Prompt | The records that follow are to be transcribed in full, without their images.

[Items from a dataset]
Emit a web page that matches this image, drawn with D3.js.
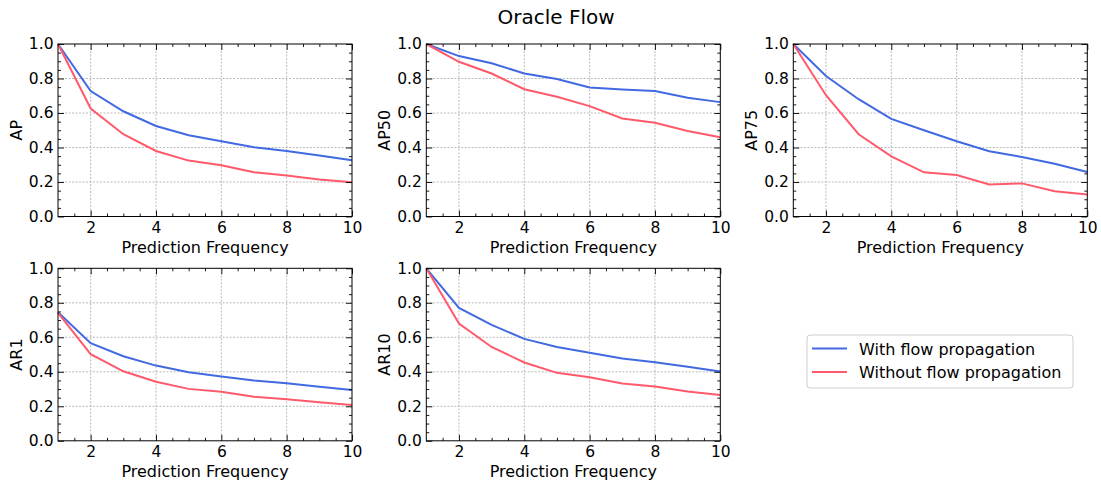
<!DOCTYPE html>
<html><head><meta charset="utf-8">
<script src="https://cdn.jsdelivr.net/npm/d3@7"></script>
<style>body{margin:0;background:#fff}svg{display:block}text{font-family:"DejaVu Sans",sans-serif;fill:#000}</style>
</head><body><svg id="c" width="1101" height="484"></svg>
<script>
const frequencies = [1,2,3,4,5,6,7,8,9,10];
const metrics = ["AP","AP50","AP75","AR1","AR10"];
const seriesNames = ["With flow propagation","Without flow propagation"];
const withFlow = {
  AP:   [1.0,0.727,0.610,0.525,0.471,0.436,0.401,0.380,0.353,0.326],
  AP50: [1.0,0.930,0.888,0.829,0.797,0.748,0.736,0.727,0.688,0.663],
  AP75: [1.0,0.814,0.680,0.566,0.500,0.436,0.378,0.345,0.306,0.258],
  AR1:  [0.745,0.566,0.490,0.436,0.398,0.373,0.349,0.334,0.313,0.295],
  AR10: [1.0,0.770,0.672,0.591,0.544,0.510,0.477,0.456,0.429,0.402]
};
const withoutFlow = {
  AP:   [1.0,0.626,0.477,0.380,0.324,0.297,0.256,0.238,0.215,0.198],
  AP50: [1.0,0.897,0.829,0.738,0.694,0.640,0.568,0.543,0.496,0.459],
  AP75: [1.0,0.703,0.477,0.349,0.256,0.240,0.186,0.192,0.147,0.128],
  AR1:  [0.741,0.502,0.403,0.342,0.301,0.284,0.255,0.241,0.224,0.208],
  AR10: [1.0,0.680,0.544,0.454,0.394,0.369,0.332,0.315,0.286,0.266]
};
const xMajorTicks = [2,4,6,8,10];
const yMajorTicks = [0,0.2,0.4,0.6,0.8,1.0];
const title = "Oracle Flow";
const xLabel = "Prediction Frequency";
const colors = ["#4169e1","#ff5a6b"];

const svg = d3.select("#c");
svg.append("text").attr("x",556).attr("y",23.5).attr("text-anchor","middle")
  .attr("font-size",20).text(title);

const colsX = [58, 426.3, 793.3];
const rowsY = [44, 268.3];
const W = 294, H = 172.5;

metrics.forEach((m,i)=>{
  const col = i%3, row = Math.floor(i/3);
  const g = svg.append("g").attr("transform",`translate(${colsX[col]},${rowsY[row]})`);
  const x = d3.scaleLinear().domain([1,10]).range([0,W]);
  const y = d3.scaleLinear().domain([0,1]).range([H,0]);
  const xMinor = d3.range(1.5,10,0.5).filter(v=>!xMajorTicks.includes(v));
  const yMinor = d3.range(0.05,1,0.05).map(v=>+v.toFixed(2)).filter(v=>!yMajorTicks.some(t=>Math.abs(t-v)<1e-6));
  // grid
  g.append("g").selectAll("line").data(xMajorTicks.filter(v=>v<10)).join("line")
    .attr("x1",d=>x(d)).attr("x2",d=>x(d)).attr("y1",0).attr("y2",H)
    .attr("stroke","#aaa").attr("stroke-width",0.8).attr("stroke-dasharray","2,1.5");
  g.append("g").selectAll("line").data(yMajorTicks.filter(v=>v>0&&v<1)).join("line")
    .attr("y1",d=>y(d)).attr("y2",d=>y(d)).attr("x1",0).attr("x2",W)
    .attr("stroke","#aaa").attr("stroke-width",0.8).attr("stroke-dasharray","2,1.5");
  // lines
  const line = d3.line().x((d,k)=>x(frequencies[k])).y(d=>y(d));
  [withFlow[m], withoutFlow[m]].forEach((vals,s)=>{
    g.append("path").datum(vals).attr("d",line).attr("fill","none")
      .attr("stroke",colors[s]).attr("stroke-width",2);
  });
  // axes with inward ticks
  const tickStyle = sel=>{sel.selectAll(".domain").remove();sel.selectAll("line").attr("stroke","#000").attr("stroke-width",0.9);};
  const bottom = g.append("g").attr("transform",`translate(0,${H})`)
    .call(d3.axisBottom(x).tickValues(xMajorTicks).tickSize(-6).tickPadding(5.3).tickFormat(d3.format("d")));
  bottom.call(tickStyle); bottom.selectAll("text").attr("font-size",15.5).attr("fill","#000");
  g.append("g").attr("transform",`translate(0,${H})`).call(d3.axisBottom(x).tickValues(xMinor).tickSize(-3).tickFormat("")).call(tickStyle);
  g.append("g").call(d3.axisTop(x).tickValues(xMajorTicks).tickSize(-6).tickFormat("")).call(tickStyle);
  g.append("g").call(d3.axisTop(x).tickValues(xMinor).tickSize(-3).tickFormat("")).call(tickStyle);
  const left = g.append("g").call(d3.axisLeft(y).tickValues(yMajorTicks).tickSize(-6).tickPadding(4.5).tickFormat(d3.format(".1f")));
  left.call(tickStyle); left.selectAll("text").attr("font-size",15.5).attr("fill","#000");
  g.append("g").call(d3.axisLeft(y).tickValues(yMinor).tickSize(-3).tickFormat("")).call(tickStyle);
  g.append("g").attr("transform",`translate(${W},0)`).call(d3.axisRight(y).tickValues(yMajorTicks).tickSize(-6).tickFormat("")).call(tickStyle);
  g.append("g").attr("transform",`translate(${W},0)`).call(d3.axisRight(y).tickValues(yMinor).tickSize(-3).tickFormat("")).call(tickStyle);
  g.append("rect").attr("width",W).attr("height",H).attr("fill","none").attr("stroke","#000").attr("stroke-width",1);
  g.append("text").attr("x",W/2).attr("y",H+36).attr("text-anchor","middle").attr("font-size",16).text(xLabel);
  g.append("text").attr("transform",`translate(-36,${H/2}) rotate(-90)`).attr("text-anchor","middle").attr("font-size",16).text(m);
});

// legend
const lg = svg.append("g").attr("transform","translate(807,335)");
lg.append("rect").attr("width",266).attr("height",53).attr("rx",3).attr("fill","#fff").attr("stroke","#ccc").attr("stroke-width",1);
seriesNames.forEach((n,s)=>{
  const yy = 13.5 + s*23.5;
  lg.append("line").attr("x1",5).attr("x2",40).attr("y1",yy).attr("y2",yy).attr("stroke",colors[s]).attr("stroke-width",2);
  lg.append("text").attr("x",52).attr("y",yy+6).attr("font-size",16).text(n);
});
</script></body></html>
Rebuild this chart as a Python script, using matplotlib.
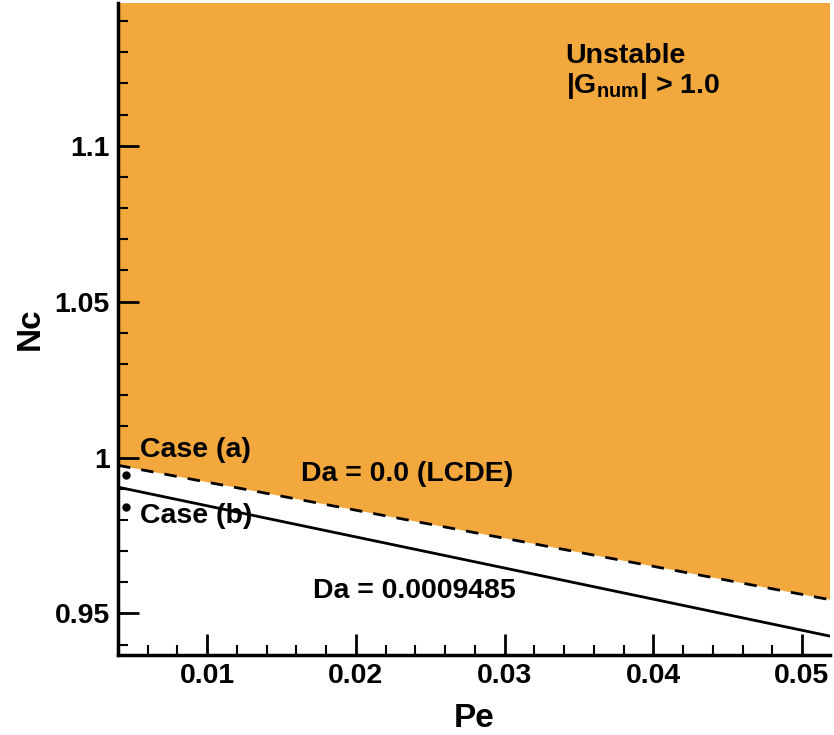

Final result |
Emit a web page that matches this image, drawn with D3.js.
<!DOCTYPE html>
<html><head><meta charset="utf-8">
<script src="https://cdn.jsdelivr.net/npm/d3@7"></script>
<style>body{margin:0;background:#fff}svg{display:block}text{font-family:"DejaVu Sans",sans-serif;fill:#000}</style>
</head><body><svg id="c" width="1101" height="484"></svg>
<script>
const frequencies = [1,2,3,4,5,6,7,8,9,10];
const metrics = ["AP","AP50","AP75","AR1","AR10"];
const seriesNames = ["With flow propagation","Without flow propagation"];
const withFlow = {
  AP:   [1.0,0.727,0.610,0.525,0.471,0.436,0.401,0.380,0.353,0.326],
  AP50: [1.0,0.930,0.888,0.829,0.797,0.748,0.736,0.727,0.688,0.663],
  AP75: [1.0,0.814,0.680,0.566,0.500,0.436,0.378,0.345,0.306,0.258],
  AR1:  [0.745,0.566,0.490,0.436,0.398,0.373,0.349,0.334,0.313,0.295],
  AR10: [1.0,0.770,0.672,0.591,0.544,0.510,0.477,0.456,0.429,0.402]
};
const withoutFlow = {
  AP:   [1.0,0.626,0.477,0.380,0.324,0.297,0.256,0.238,0.215,0.198],
  AP50: [1.0,0.897,0.829,0.738,0.694,0.640,0.568,0.543,0.496,0.459],
  AP75: [1.0,0.703,0.477,0.349,0.256,0.240,0.186,0.192,0.147,0.128],
  AR1:  [0.741,0.502,0.403,0.342,0.301,0.284,0.255,0.241,0.224,0.208],
  AR10: [1.0,0.680,0.544,0.454,0.394,0.369,0.332,0.315,0.286,0.266]
};
const xMajorTicks = [2,4,6,8,10];
const yMajorTicks = [0,0.2,0.4,0.6,0.8,1.0];
const title = "Oracle Flow";
const xLabel = "Prediction Frequency";
const colors = ["#4169e1","#ff5a6b"];

const svg = d3.select("#c");
svg.append("text").attr("x",556).attr("y",23.5).attr("text-anchor","middle")
  .attr("font-size",20).text(title);

const colsX = [58, 426.3, 793.3];
const rowsY = [44, 268.3];
const W = 294, H = 172.5;

metrics.forEach((m,i)=>{
  const col = i%3, row = Math.floor(i/3);
  const g = svg.append("g").attr("transform",`translate(${colsX[col]},${rowsY[row]})`);
  const x = d3.scaleLinear().domain([1,10]).range([0,W]);
  const y = d3.scaleLinear().domain([0,1]).range([H,0]);
  const xMinor = d3.range(1.5,10,0.5).filter(v=>!xMajorTicks.includes(v));
  const yMinor = d3.range(0.05,1,0.05).map(v=>+v.toFixed(2)).filter(v=>!yMajorTicks.some(t=>Math.abs(t-v)<1e-6));
  // grid
  g.append("g").selectAll("line").data(xMajorTicks.filter(v=>v<10)).join("line")
    .attr("x1",d=>x(d)).attr("x2",d=>x(d)).attr("y1",0).attr("y2",H)
    .attr("stroke","#aaa").attr("stroke-width",0.8).attr("stroke-dasharray","2,1.5");
  g.append("g").selectAll("line").data(yMajorTicks.filter(v=>v>0&&v<1)).join("line")
    .attr("y1",d=>y(d)).attr("y2",d=>y(d)).attr("x1",0).attr("x2",W)
    .attr("stroke","#aaa").attr("stroke-width",0.8).attr("stroke-dasharray","2,1.5");
  // lines
  const line = d3.line().x((d,k)=>x(frequencies[k])).y(d=>y(d));
  [withFlow[m], withoutFlow[m]].forEach((vals,s)=>{
    g.append("path").datum(vals).attr("d",line).attr("fill","none")
      .attr("stroke",colors[s]).attr("stroke-width",2);
  });
  // axes with inward ticks
  const tickStyle = sel=>{sel.selectAll(".domain").remove();sel.selectAll("line").attr("stroke","#000").attr("stroke-width",0.9);};
  const bottom = g.append("g").attr("transform",`translate(0,${H})`)
    .call(d3.axisBottom(x).tickValues(xMajorTicks).tickSize(-6).tickPadding(5.3).tickFormat(d3.format("d")));
  bottom.call(tickStyle); bottom.selectAll("text").attr("font-size",15.5).attr("fill","#000");
  g.append("g").attr("transform",`translate(0,${H})`).call(d3.axisBottom(x).tickValues(xMinor).tickSize(-3).tickFormat("")).call(tickStyle);
  g.append("g").call(d3.axisTop(x).tickValues(xMajorTicks).tickSize(-6).tickFormat("")).call(tickStyle);
  g.append("g").call(d3.axisTop(x).tickValues(xMinor).tickSize(-3).tickFormat("")).call(tickStyle);
  const left = g.append("g").call(d3.axisLeft(y).tickValues(yMajorTicks).tickSize(-6).tickPadding(4.5).tickFormat(d3.format(".1f")));
  left.call(tickStyle); left.selectAll("text").attr("font-size",15.5).attr("fill","#000");
  g.append("g").call(d3.axisLeft(y).tickValues(yMinor).tickSize(-3).tickFormat("")).call(tickStyle);
  g.append("g").attr("transform",`translate(${W},0)`).call(d3.axisRight(y).tickValues(yMajorTicks).tickSize(-6).tickFormat("")).call(tickStyle);
  g.append("g").attr("transform",`translate(${W},0)`).call(d3.axisRight(y).tickValues(yMinor).tickSize(-3).tickFormat("")).call(tickStyle);
  g.append("rect").attr("width",W).attr("height",H).attr("fill","none").attr("stroke","#000").attr("stroke-width",1);
  g.append("text").attr("x",W/2).attr("y",H+36).attr("text-anchor","middle").attr("font-size",16).text(xLabel);
  g.append("text").attr("transform",`translate(-36,${H/2}) rotate(-90)`).attr("text-anchor","middle").attr("font-size",16).text(m);
});

// legend
const lg = svg.append("g").attr("transform","translate(807,335)");
lg.append("rect").attr("width",266).attr("height",53).attr("rx",3).attr("fill","#fff").attr("stroke","#ccc").attr("stroke-width",1);
seriesNames.forEach((n,s)=>{
  const yy = 13.5 + s*23.5;
  lg.append("line").attr("x1",5).attr("x2",40).attr("y1",yy).attr("y2",yy).attr("stroke",colors[s]).attr("stroke-width",2);
  lg.append("text").attr("x",52).attr("y",yy+6).attr("font-size",16).text(n);
});
</script></body></html>
Rebuild this chart as a Python script, using matplotlib.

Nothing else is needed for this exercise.